Quello che rende Ned e Chuck così simili sotto molti aspetti è che entrambi hanno vissuto un lutto in tenera età ed entrambi si sono in pratica cresciuti da soli, ma mentre Ned tende a essere ancora a tratti insicuro e impacciato, Chuck è fresca e vivace (anche troppo sveglia considerando…beh, che era morta). In questo si completano e bilanciano.
E uno non riesce a non amarli neanche quando ti rendi conto che nel quadretto c’è un terzo incomodo altrettanto adorabile, la cameriera del Pie Hole Olive Snook, perché superate le ovvie diffidenze iniziali questa diventa amica e confidente di Chuck. Insomma, niente triangoli, tiriamo un sospiro di sollievo.
La storia di Ned the Pie Maker e Chuck the Living Dead è uno dei principali focus di questo caleidoscopio che è stato Pushing Daisies, è una favola che racconta un amore fuori dal comune e a tratti gioca con esso. Come detto verso l’inizio, non mi sono mai ritenuta una fan delle storie apparentemente sdolcinate, mi sono sempre appassionata maggiormente a rapporti più complicati, quelle storie meno convenzionali, e d’altronde potrebbe anche essersi intuito dalle altre coppie di cui ho trattato in questa stessa rubrica (Rumbelle, Veronica&Logan, Peter&Olivia di Fringe ecc.). Ma guardando Pushing Daisies ho scoperto che in fondo c’è anche un lato di me che non schifa una bella storia che pone complicato e non convenzionale come base ma che poi si sviluppa verso il tenero lieto fine di due persone che, al di là delle difficoltà fisiche, si vogliono bene nel più semplice dei modi.

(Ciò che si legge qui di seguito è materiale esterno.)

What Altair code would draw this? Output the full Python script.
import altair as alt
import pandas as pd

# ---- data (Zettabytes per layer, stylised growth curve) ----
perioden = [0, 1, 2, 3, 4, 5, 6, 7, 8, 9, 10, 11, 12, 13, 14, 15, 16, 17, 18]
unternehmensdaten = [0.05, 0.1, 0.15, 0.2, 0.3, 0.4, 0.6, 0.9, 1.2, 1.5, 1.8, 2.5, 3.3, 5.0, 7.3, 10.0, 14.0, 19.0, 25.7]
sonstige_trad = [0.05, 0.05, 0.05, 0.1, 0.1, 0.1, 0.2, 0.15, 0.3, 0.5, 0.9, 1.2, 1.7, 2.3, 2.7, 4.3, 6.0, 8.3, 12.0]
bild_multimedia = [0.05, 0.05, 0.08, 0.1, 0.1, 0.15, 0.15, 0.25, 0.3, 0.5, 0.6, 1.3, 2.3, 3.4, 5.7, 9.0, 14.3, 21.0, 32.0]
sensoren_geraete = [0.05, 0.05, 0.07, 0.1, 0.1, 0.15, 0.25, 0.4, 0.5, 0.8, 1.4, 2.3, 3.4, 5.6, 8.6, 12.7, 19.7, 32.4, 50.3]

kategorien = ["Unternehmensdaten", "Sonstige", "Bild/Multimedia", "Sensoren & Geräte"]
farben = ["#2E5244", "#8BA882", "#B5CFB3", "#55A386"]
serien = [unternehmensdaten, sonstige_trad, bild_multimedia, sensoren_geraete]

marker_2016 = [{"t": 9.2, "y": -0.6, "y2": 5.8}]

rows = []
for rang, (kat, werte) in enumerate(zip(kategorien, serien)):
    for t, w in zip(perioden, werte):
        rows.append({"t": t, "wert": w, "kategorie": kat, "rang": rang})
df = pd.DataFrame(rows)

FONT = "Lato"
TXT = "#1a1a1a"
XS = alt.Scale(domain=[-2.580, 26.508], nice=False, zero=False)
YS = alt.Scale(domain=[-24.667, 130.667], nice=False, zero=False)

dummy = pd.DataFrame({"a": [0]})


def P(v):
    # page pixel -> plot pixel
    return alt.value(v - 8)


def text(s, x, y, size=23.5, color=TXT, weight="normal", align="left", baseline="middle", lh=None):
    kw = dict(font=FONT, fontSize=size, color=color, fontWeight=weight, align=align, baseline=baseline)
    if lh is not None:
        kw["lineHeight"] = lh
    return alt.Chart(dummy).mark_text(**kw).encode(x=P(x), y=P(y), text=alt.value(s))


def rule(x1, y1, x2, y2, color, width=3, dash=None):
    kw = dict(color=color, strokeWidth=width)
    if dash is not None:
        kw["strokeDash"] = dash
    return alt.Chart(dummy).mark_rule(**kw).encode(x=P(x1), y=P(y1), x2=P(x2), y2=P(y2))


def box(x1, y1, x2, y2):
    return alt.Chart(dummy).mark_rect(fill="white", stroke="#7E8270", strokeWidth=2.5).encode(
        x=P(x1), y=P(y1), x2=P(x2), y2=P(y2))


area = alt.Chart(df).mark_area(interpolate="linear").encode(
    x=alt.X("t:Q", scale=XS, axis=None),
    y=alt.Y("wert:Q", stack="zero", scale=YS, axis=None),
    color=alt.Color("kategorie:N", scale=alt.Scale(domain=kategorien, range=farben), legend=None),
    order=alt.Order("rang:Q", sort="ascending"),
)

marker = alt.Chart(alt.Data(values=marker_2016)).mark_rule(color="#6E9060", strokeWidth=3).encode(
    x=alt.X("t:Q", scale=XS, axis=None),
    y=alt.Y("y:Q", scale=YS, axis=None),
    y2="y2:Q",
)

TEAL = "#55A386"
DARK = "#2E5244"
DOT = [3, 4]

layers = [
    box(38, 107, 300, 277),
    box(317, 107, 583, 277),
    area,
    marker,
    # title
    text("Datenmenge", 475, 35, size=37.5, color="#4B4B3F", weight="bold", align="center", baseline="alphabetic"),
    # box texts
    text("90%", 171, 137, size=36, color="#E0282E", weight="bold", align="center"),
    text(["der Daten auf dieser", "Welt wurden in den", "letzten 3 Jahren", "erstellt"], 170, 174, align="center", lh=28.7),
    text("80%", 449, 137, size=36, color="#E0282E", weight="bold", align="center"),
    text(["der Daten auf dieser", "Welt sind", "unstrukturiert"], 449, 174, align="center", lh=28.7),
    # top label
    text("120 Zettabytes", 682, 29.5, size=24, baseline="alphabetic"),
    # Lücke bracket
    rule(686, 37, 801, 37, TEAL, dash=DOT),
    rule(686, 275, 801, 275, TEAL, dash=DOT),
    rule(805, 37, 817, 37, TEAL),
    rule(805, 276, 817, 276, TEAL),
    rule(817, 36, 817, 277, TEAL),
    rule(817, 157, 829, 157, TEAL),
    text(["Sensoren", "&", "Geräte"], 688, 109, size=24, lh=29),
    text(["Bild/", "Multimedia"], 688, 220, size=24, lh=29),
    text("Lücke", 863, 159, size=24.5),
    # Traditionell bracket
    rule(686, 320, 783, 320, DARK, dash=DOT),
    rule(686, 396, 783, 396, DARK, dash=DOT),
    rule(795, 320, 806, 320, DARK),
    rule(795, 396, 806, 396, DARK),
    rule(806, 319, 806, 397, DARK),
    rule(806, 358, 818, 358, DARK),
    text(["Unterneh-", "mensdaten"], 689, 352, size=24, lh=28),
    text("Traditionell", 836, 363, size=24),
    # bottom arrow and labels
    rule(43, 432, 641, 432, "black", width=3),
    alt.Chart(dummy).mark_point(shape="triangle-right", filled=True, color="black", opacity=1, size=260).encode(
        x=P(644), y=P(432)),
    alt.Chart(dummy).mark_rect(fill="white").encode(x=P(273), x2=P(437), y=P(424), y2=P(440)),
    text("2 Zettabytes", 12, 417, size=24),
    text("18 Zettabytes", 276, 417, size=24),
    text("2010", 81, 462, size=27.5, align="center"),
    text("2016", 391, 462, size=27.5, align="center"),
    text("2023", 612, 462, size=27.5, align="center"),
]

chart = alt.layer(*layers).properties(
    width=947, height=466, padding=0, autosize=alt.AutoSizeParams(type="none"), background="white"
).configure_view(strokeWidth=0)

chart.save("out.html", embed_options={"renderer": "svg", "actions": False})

Quella di Ned e Chuck è una storia romantica, non si può dire il contrario, ma non per questo scontata e banale, è dolce ma non smielata da cariare i denti, fa sorridere, a volte commuovere e riesce quasi sempre a strappare un “aww”. Direi anche toccante ma sarebbe una pessima battuta per chiudere questo articolo…peccato che ormai l’ho detta.
Ancora non mi sono ripresa dalla fine di questa serie stupenda e condivido tutto dall’inizio alla fine: adoro Ned e Chuck proprio perché sono romantici senza essere sdolcinati e il loro amore è così forte da superare difficoltà apparentemente insormontabili…tipo la morte 😉
Amo Brian Fuller e tutti i mondi surreali che riesce a creare, peccato che gli cancellino le serie sul più bello: speriamo che con Hannibal vada meglio!